If some assets are required to be exposed on the internet, make sure your network is protected against DDoS attacks. AWS services such as Cloudfront, WAF, and Shield help to enable DDoS protection at multiple layers.

Protecting the Data

The classification of all data stored at multiple locations inside the infrastructure is essential. Unless it is clear which data is most critical and which ones can be directly exposed on the internet, setting up protection mechanisms can be a bit of a task. Data resting inside all the different data stores must be classified in terms of sensitivity and criticality. If the data is sensitive enough to prevent direct access from users, policies and mechanisms for ‘action at a distance’ shall be put in place.

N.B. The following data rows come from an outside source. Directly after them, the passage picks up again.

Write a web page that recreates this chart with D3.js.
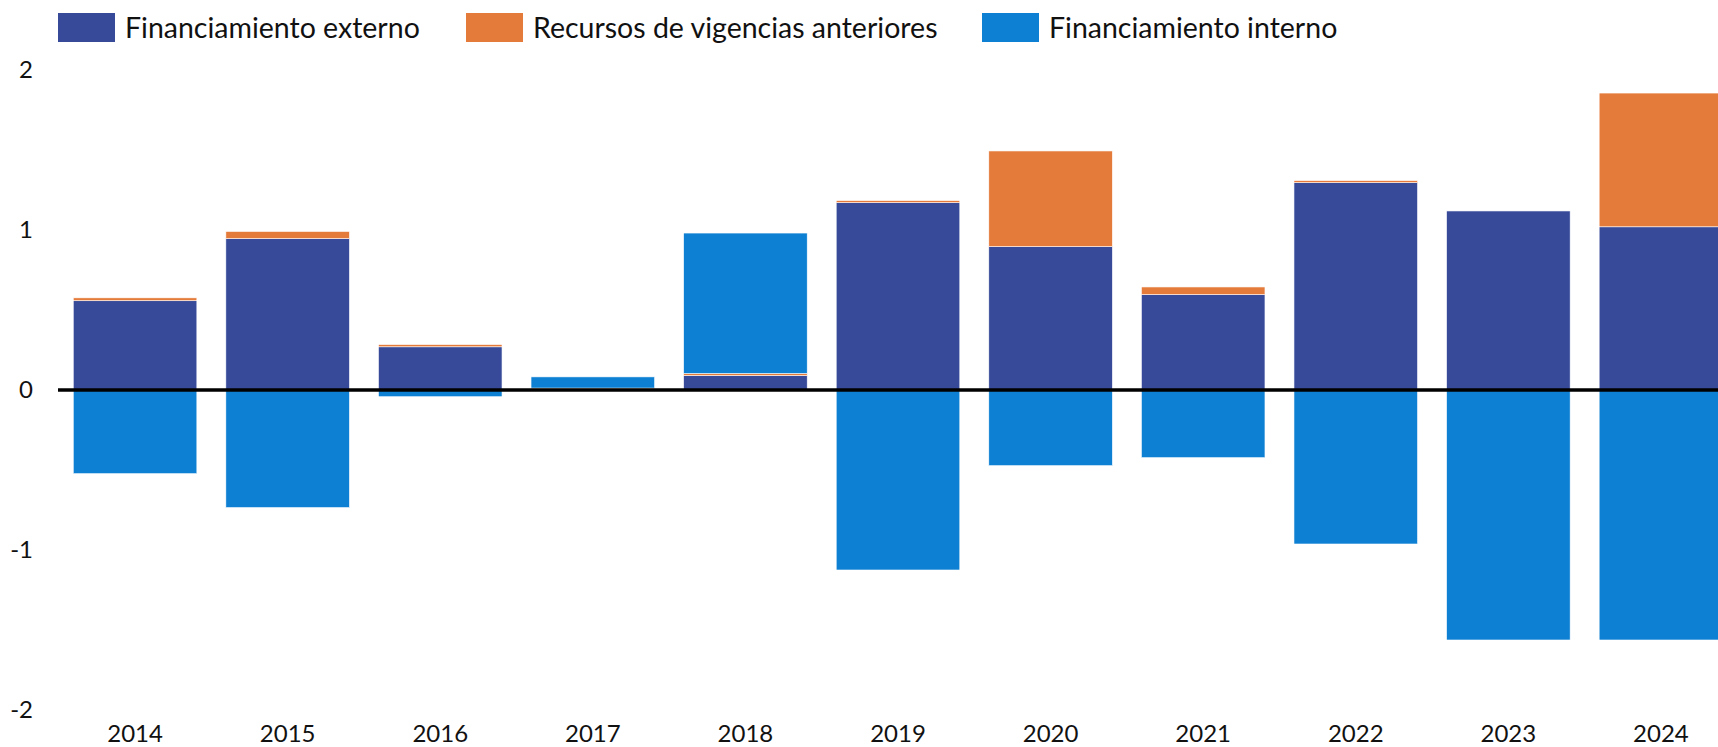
<!DOCTYPE html>
<html>
<head>
<meta charset="utf-8">
<script src="https://cdn.jsdelivr.net/npm/d3@7"></script>
<style>
  body { margin: 0; background: #fff; }
  svg { display: block; font-family: Lato, sans-serif; }
</style>
</head>
<body>
<svg id="chart"></svg>
<script>
const years = ["2014", "2015", "2016", "2017", "2018", "2019", "2020", "2021", "2022", "2023", "2024"];
const externo = [0.558, 0.946, 0.27, 0.0, 0.09, 1.171, 0.896, 0.596, 1.296, 1.119, 1.02];
const vigencias = [0.018, 0.045, 0.014, 0.012, 0.013, 0.013, 0.598, 0.048, 0.013, 0.0, 0.836];
const interno = [-0.523, -0.735, -0.042, 0.07, 0.878, -1.125, -0.473, -0.423, -0.9625, -1.5625, -1.5625];
const yTicks = [-2, -1, 0, 1, 2];

const seriesNames = ["Financiamiento externo", "Recursos de vigencias anteriores", "Financiamiento interno"];
const keys = ["externo", "vigencias", "interno"];
const colors = ["#374a9a", "#e57b3b", "#0d80d3"];

const width = 1718,
  height = 747;

const rows = years.map((y, i) => ({
  year: y,
  externo: externo[i],
  vigencias: vigencias[i],
  interno: interno[i]
}));

const svg = d3.select("#chart").attr("width", width).attr("height", height);

const x = d3
  .scaleBand()
  .domain(years)
  .range([58, 1738])
  .paddingInner(0.19)
  .paddingOuter(0.1);

const y = d3.scaleLinear().domain([-2, 2]).range([710, 70]);

const color = d3.scaleOrdinal().domain(keys).range(colors);

const stacked = d3
  .stack()
  .keys(keys)
  .offset(d3.stackOffsetDiverging)(rows);

svg
  .append("g")
  .selectAll("g")
  .data(stacked)
  .join("g")
  .attr("fill", d => color(d.key))
  .selectAll("rect")
  .data(d => d)
  .join("rect")
  .attr("x", d => x(d.data.year))
  .attr("width", x.bandwidth())
  .attr("y", d => y(Math.max(d[0], d[1])))
  .attr("height", d => Math.abs(y(d[0]) - y(d[1])))
  .attr("stroke", "#fff")
  .attr("stroke-width", 0.6);

// zero line
svg
  .append("line")
  .attr("x1", 58)
  .attr("x2", width)
  .attr("y1", y(0))
  .attr("y2", y(0))
  .attr("stroke", "#000")
  .attr("stroke-width", 3.5);

// y axis
const yAxis = svg
  .append("g")
  .attr("transform", "translate(33,0)")
  .call(
    d3
      .axisLeft(y)
      .tickValues(yTicks)
      .tickFormat(d => String(d))
      .tickSize(0)
      .tickPadding(0)
  );
yAxis.select(".domain").remove();
yAxis.selectAll("text").attr("font-size", 24).attr("font-family", "Lato").attr("fill", "#111");

// x axis
const xAxis = svg
  .append("g")
  .attr("transform", "translate(0,709)")
  .call(d3.axisBottom(x).tickSize(0).tickPadding(16));
xAxis.select(".domain").remove();
xAxis.selectAll("text").attr("font-size", 24).attr("font-family", "Lato").attr("fill", "#111");

// legend
const legendX = [58, 466, 982];
const legend = svg
  .append("g")
  .selectAll("g")
  .data(seriesNames)
  .join("g")
  .attr("transform", (d, i) => "translate(" + legendX[i] + ",13)");

legend
  .append("rect")
  .attr("width", 57)
  .attr("height", 29)
  .attr("fill", (d, i) => colors[i]);

legend
  .append("text")
  .attr("x", 67)
  .attr("y", 25)
  .attr("font-size", 28.5)
  .attr("fill", "#111")
  .text(d => d);
</script>
</body>
</html>
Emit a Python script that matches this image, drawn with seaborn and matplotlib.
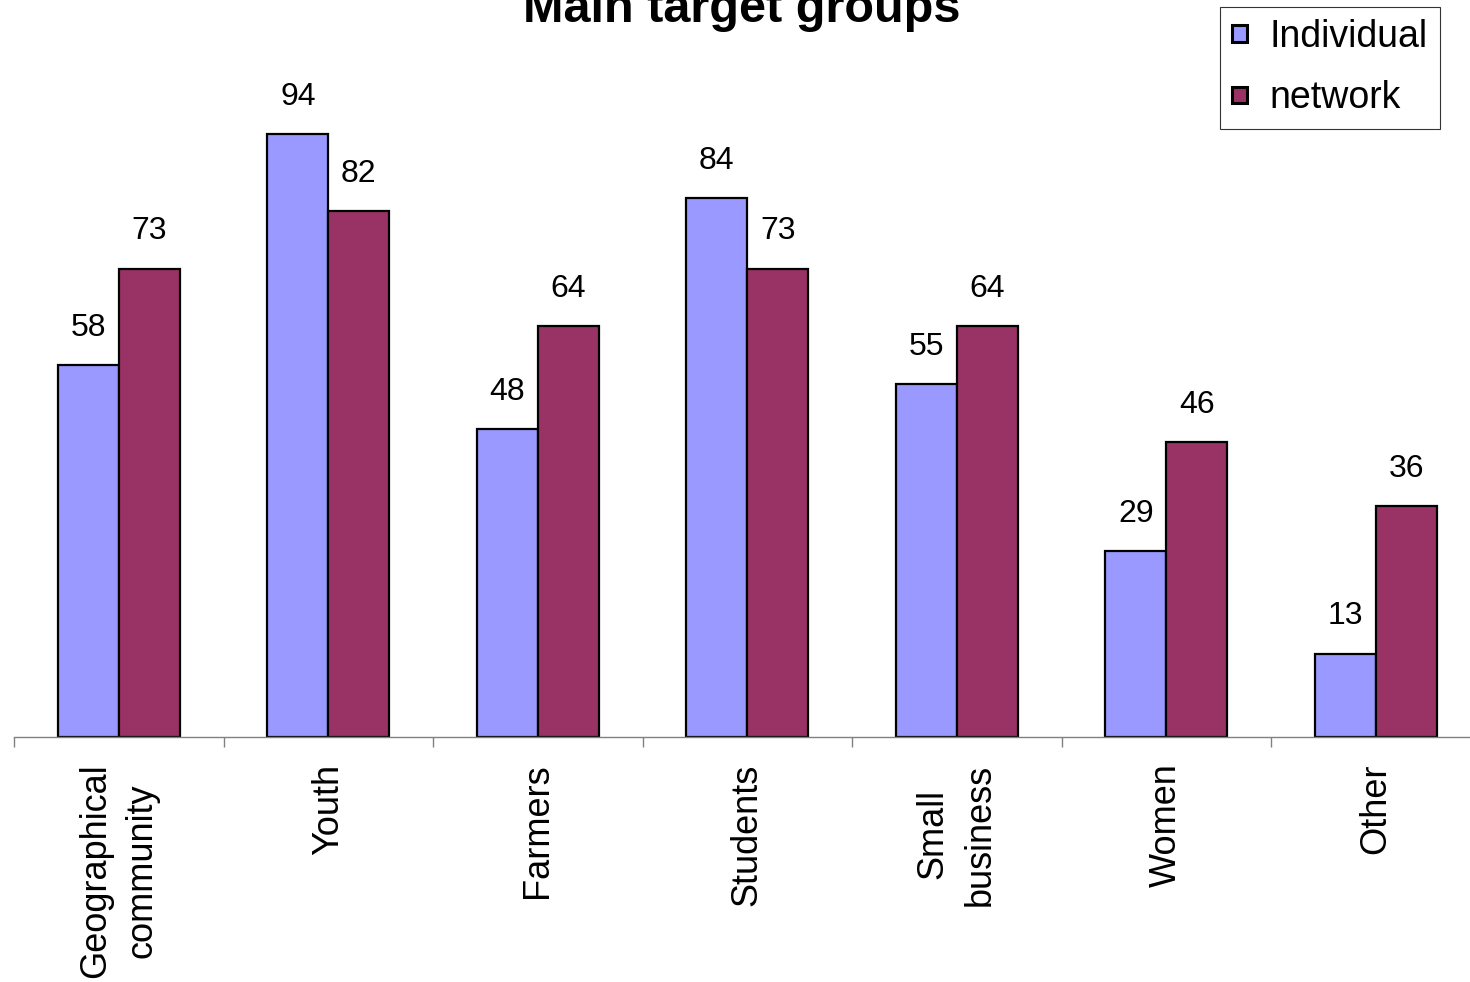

AWS provides multiple data storage services, the most common ones being S3 and EBS disks. Application data can usually be found lying around inside data stores self hosted on EBS volumes. Also, all sensitive data that goes into S3 buckets should be properly encrypted prior to that. In fact, it would be better to enable encryption by default on these.

Protecting in transit data is also equally important, and to do that, secure connections are required, which can be obtained using TLS encryptions. Making sure that data is transferred over secure channels should be enough. AWS Certificate Manager is a good tool to manage SSL/ TLS certificates.

Preparing and Responding to Security Incidents the Right Way

Once all the automation has been set up, and security controls are put in place, designing incident response plans and playbooks becomes easier. A good plan must cover the response, communication, and recovery steps following any security incident. This is where the logs, snapshots and backups, GuardDuty findings play a critical role. They make the task relatively more efficient. Overall, the aim should be to prepare for an incident before it happens and to iterate and train the entire team to thoroughly follow the incident response plan.